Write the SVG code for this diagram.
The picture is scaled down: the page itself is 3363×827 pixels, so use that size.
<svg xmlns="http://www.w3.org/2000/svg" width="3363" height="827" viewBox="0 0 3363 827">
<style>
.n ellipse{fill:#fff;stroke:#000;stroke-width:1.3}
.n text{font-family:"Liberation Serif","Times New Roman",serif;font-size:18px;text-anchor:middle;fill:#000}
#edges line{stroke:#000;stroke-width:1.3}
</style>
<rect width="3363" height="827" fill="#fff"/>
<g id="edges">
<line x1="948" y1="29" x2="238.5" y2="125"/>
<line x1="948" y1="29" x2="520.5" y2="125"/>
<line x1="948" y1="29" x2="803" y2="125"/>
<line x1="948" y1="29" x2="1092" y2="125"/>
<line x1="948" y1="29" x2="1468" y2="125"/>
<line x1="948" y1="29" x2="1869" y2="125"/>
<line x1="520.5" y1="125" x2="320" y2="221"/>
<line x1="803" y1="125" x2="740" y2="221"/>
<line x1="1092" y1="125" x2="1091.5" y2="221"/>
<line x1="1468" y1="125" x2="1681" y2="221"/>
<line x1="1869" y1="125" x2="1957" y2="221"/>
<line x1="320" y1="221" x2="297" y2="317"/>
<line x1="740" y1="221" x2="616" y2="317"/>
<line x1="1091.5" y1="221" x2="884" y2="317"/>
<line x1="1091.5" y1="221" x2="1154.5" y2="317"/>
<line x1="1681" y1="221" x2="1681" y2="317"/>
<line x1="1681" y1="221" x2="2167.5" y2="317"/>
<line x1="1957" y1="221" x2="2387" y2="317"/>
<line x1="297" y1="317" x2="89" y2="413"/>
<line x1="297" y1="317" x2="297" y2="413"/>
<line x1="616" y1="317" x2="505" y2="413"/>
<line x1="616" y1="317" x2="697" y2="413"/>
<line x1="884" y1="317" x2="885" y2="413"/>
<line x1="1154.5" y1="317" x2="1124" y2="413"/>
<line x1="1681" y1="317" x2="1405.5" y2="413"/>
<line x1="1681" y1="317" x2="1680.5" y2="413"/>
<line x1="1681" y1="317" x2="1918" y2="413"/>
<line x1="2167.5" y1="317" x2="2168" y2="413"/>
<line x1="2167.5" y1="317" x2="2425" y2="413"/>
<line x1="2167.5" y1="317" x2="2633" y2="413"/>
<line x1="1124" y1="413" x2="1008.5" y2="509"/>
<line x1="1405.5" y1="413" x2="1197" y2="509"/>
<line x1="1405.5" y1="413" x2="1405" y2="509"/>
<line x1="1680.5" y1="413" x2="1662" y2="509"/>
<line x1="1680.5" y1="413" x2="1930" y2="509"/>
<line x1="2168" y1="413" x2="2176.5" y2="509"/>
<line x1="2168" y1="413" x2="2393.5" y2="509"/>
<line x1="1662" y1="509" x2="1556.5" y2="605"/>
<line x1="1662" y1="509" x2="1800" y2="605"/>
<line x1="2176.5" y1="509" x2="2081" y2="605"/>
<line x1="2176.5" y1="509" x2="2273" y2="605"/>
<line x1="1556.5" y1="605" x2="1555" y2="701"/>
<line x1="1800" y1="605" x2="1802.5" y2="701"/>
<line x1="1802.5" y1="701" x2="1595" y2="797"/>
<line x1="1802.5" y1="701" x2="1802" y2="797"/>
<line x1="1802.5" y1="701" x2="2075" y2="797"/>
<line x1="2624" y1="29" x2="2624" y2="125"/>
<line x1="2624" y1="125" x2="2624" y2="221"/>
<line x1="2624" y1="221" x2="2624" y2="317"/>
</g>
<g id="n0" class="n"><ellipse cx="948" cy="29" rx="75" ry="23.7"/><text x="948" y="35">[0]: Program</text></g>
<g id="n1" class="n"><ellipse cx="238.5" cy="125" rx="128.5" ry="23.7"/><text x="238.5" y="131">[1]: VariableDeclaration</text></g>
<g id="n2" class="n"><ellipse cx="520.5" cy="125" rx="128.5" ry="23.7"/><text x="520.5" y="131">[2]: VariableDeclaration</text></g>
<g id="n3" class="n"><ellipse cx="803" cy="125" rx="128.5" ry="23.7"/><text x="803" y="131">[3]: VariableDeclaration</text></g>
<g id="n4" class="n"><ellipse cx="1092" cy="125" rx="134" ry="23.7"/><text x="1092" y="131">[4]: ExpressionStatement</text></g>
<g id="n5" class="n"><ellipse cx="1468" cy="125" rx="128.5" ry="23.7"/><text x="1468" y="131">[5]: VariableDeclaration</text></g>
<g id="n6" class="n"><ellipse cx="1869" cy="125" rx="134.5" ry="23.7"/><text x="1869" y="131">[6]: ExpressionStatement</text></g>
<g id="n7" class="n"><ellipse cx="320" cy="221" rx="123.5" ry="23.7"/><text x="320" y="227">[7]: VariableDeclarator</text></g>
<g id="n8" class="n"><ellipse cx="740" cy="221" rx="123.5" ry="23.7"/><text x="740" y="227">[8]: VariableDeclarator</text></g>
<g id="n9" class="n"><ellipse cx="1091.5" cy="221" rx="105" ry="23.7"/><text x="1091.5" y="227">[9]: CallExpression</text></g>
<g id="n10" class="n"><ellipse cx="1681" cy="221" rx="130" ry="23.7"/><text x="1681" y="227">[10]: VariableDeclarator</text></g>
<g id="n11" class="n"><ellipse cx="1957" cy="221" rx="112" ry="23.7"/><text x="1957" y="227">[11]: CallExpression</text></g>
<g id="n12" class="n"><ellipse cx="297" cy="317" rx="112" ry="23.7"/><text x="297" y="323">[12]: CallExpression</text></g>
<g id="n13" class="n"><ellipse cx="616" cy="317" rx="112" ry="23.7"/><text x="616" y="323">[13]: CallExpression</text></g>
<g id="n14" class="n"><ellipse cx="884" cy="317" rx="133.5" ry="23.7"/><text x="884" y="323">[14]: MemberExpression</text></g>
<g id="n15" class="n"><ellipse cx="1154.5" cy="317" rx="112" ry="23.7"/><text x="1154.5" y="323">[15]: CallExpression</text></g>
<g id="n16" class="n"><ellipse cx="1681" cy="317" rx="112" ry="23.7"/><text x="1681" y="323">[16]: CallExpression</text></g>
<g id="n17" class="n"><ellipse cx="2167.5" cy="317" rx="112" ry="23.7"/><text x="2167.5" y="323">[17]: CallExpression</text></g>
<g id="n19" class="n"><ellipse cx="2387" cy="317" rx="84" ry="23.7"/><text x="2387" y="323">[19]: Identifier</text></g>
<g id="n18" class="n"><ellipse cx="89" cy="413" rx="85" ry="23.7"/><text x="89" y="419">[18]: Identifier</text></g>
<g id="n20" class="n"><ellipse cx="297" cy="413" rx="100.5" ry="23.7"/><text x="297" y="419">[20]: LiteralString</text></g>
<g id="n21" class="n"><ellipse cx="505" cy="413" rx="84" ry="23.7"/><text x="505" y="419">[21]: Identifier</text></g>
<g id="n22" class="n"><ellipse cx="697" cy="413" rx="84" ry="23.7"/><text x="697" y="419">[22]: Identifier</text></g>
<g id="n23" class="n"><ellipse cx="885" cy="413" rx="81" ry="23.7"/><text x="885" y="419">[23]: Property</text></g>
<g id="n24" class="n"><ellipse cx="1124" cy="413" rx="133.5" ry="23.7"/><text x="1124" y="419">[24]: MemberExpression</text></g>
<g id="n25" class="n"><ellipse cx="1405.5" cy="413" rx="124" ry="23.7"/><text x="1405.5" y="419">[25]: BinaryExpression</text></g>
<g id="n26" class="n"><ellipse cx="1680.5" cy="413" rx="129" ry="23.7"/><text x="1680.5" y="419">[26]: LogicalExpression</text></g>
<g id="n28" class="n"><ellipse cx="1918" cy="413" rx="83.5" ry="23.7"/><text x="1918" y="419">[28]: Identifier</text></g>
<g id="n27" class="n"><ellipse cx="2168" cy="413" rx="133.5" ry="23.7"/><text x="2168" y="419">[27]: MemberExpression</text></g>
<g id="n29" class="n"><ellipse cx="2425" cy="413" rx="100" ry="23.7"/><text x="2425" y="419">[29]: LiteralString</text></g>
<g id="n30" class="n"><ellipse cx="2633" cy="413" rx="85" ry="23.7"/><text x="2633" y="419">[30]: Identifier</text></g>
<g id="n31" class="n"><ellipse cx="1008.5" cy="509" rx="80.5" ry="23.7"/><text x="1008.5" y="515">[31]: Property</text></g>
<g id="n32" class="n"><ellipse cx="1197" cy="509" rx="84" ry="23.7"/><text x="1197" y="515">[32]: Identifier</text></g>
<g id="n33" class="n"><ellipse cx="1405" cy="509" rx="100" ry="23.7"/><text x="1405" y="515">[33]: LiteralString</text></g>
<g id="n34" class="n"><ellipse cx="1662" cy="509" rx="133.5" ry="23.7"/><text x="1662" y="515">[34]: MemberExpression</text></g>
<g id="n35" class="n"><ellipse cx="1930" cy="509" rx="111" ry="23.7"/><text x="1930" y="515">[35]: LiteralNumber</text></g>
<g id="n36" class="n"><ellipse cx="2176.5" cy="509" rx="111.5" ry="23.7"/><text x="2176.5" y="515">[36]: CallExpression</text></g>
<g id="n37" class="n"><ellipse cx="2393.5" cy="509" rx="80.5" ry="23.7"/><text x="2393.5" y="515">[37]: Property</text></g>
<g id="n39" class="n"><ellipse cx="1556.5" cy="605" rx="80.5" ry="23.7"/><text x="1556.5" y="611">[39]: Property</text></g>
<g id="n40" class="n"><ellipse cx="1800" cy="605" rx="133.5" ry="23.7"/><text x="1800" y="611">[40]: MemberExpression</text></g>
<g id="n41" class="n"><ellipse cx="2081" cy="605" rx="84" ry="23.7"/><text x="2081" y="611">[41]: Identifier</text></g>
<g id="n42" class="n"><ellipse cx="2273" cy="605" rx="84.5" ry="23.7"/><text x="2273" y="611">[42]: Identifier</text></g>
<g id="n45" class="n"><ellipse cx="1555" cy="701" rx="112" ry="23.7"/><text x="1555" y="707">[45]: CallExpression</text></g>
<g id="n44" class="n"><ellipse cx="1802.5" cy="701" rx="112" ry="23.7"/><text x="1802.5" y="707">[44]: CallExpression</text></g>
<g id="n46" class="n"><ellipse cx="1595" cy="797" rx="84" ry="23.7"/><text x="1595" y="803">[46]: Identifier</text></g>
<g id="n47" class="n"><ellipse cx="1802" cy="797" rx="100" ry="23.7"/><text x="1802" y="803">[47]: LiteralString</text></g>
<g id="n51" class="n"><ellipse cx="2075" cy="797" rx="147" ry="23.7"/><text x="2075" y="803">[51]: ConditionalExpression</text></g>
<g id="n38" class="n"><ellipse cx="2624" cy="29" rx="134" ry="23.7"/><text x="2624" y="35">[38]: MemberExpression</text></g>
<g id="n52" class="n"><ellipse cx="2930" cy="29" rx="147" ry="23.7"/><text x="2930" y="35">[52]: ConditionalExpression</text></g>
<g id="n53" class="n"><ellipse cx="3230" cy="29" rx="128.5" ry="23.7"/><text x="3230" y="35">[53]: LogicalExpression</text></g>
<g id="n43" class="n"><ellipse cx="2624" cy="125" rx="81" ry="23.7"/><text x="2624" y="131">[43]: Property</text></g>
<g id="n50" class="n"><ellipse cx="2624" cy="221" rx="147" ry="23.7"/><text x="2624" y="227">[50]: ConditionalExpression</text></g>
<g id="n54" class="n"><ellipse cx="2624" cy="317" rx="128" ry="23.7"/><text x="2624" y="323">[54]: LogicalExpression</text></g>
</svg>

####################

# SHORT PROBLEM:
The answer is one number: how many lines of the material above contain "size".

# REPLY:
2